Another thing too is the water hose can vibrate from pump movement and make noise too . You shoud secure your hose good so it cant vibrate .


----------



## hexentanz (Sep 18, 2008)

pigface said:


> Another thing too is the water hose can vibrate from pump movement and make noise too . You shoud secure your hose good so it cant vibrate .


ohhhh good idea, i did leave it on the long side so i could get the tank in and out!


----------



## boogsawaste (Jun 28, 2008)

hexentanz said:


> ohhhh good idea, i did leave it on the long side so i could get the tank in and out!


That can cause a heck of a lot of noise. My mistking kit came with these clips that I didn't use when I first test fired it and it vibrated like crazy. Once secured it's very quiet.


----------



## jubjub47 (Sep 9, 2008)

If you don't have any rubber feet, one thing we do at work sometimes is to fold up a small hand towel to make it a bit thicker and set the pump on it. That usually does about as good a job as what rubber feet would do and would give you a temporary fix until you can get some feet.


----------



## Darryl (Dec 2, 2005)

With these little pumps it is best to try and eliminate any loose parts in the whole misting system, as most of the noise is made by various parts vibrating against things.

Start by ensuring that the two rubber collar grommets are a nice tight fit; also make sure that no other part of the pump touches the casing box.

The pump housing box should be securely fixed to a solid surface.
Secure are much of the misting lines as possible, eliminate any play. Vibrations from the pump are passed along the tubing and in turn this will vibrate anywhere or against any thing that is loose.
You could also build a muffler box around the pump housing to help reduce the noise.

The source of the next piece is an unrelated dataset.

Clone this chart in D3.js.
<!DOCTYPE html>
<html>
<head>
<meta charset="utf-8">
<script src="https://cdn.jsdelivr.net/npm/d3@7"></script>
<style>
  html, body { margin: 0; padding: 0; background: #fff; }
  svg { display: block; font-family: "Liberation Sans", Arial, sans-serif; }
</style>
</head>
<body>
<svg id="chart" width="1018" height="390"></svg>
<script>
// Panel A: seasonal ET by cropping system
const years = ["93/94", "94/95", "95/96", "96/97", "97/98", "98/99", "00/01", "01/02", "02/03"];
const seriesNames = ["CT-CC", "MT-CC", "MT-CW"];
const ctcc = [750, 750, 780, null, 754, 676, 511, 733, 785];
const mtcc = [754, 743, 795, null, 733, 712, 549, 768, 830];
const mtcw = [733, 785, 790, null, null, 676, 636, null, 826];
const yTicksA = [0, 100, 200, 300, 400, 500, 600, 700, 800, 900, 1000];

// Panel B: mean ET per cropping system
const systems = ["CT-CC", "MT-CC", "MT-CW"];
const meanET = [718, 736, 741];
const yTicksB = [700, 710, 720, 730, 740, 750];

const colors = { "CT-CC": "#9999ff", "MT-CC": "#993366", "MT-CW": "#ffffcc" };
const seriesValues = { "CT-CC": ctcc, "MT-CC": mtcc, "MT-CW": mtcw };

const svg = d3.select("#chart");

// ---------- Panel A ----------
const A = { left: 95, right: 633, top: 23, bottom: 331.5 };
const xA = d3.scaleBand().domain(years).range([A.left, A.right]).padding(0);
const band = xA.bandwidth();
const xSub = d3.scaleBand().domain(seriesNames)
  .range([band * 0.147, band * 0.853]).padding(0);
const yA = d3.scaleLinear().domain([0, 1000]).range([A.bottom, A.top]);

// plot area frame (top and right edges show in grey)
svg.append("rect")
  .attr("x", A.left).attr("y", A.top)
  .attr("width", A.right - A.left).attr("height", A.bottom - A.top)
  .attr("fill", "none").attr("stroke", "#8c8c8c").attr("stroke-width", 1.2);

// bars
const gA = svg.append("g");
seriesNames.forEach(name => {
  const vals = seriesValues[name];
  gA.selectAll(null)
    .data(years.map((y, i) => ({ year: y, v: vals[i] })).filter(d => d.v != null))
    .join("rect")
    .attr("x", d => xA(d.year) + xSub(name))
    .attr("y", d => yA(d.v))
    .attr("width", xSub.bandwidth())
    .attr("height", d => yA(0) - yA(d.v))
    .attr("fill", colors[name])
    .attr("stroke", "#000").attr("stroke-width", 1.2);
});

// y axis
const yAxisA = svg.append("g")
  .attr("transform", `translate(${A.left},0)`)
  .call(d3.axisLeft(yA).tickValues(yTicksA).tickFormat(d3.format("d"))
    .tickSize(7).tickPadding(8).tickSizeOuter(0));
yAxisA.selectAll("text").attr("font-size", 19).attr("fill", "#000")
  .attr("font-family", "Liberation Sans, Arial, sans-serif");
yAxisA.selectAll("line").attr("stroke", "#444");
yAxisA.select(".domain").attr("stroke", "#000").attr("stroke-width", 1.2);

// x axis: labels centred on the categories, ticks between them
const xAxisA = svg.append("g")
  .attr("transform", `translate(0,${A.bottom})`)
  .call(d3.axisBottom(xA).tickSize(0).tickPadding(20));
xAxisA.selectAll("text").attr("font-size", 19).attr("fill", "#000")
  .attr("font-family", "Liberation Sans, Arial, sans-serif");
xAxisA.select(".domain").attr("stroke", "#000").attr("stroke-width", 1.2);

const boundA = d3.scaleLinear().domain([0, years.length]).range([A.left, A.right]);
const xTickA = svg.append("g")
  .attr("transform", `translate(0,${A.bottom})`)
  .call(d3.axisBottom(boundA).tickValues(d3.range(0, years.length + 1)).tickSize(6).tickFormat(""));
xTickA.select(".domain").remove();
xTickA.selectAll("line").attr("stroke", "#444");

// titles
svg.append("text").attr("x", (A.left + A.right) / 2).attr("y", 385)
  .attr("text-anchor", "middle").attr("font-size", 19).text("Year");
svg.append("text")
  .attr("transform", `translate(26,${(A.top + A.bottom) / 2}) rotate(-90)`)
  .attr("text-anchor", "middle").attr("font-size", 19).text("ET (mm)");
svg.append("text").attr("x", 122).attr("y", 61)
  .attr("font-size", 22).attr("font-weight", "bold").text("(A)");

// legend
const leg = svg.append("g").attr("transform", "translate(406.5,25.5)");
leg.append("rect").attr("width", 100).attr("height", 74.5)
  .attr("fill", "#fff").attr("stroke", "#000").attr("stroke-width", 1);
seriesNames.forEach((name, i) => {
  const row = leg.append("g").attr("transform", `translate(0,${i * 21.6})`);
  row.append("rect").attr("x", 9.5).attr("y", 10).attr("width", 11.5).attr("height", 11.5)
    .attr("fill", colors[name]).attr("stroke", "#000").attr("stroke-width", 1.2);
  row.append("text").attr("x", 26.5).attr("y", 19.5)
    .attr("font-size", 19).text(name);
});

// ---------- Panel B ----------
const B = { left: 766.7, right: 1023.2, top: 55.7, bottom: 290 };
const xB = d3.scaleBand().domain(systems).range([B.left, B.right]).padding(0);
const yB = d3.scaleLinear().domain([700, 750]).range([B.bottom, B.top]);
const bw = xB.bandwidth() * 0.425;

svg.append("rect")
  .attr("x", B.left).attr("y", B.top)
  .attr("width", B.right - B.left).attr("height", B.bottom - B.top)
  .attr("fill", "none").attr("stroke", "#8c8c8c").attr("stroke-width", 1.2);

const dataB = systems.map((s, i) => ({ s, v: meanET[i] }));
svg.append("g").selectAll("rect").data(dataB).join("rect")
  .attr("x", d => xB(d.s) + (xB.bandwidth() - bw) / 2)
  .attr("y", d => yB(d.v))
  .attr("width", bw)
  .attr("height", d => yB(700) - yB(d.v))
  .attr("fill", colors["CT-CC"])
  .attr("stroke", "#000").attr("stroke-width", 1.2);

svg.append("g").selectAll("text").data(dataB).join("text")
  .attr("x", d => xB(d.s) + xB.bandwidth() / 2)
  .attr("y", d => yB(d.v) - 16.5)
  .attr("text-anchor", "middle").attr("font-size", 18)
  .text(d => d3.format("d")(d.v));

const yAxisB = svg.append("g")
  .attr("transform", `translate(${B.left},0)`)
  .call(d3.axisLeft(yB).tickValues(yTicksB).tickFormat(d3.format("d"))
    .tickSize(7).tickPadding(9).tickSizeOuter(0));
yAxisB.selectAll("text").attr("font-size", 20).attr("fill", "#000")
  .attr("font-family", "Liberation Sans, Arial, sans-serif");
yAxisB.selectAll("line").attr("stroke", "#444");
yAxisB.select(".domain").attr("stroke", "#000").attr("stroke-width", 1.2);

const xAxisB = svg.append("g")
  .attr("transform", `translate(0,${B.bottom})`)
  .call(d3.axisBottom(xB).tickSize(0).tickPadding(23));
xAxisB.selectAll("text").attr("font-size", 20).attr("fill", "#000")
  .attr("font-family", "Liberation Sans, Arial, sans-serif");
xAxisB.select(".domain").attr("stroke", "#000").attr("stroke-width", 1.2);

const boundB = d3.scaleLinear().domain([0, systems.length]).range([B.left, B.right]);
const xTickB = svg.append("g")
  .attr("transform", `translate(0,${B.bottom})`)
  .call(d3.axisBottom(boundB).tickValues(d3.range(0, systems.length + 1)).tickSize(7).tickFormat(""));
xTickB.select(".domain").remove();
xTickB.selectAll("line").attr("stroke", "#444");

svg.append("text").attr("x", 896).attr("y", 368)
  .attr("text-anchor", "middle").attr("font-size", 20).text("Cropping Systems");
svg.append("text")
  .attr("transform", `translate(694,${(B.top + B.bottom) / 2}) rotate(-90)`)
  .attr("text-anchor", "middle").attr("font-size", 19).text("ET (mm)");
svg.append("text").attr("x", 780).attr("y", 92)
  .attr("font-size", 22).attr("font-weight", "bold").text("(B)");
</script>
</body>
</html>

Simply by eliminating all the loose play you should be able to reduce the noise by half.


----------



## somecanadianguy (Jan 9, 2007)

i found the firmer tubing is a big difrence in noise , i switch to a fexible softer tubing from home depot of all places {sprinkler 1/4 in tubing} and it helps over the hard tubing i was using.
craig


----------



## Ricard (Dec 17, 2008)

I have this one and it's quiet. Verry. It is the water from the nozzles that sounds but hey, that's just the water. The pump is silent as a ... silent pump!


----------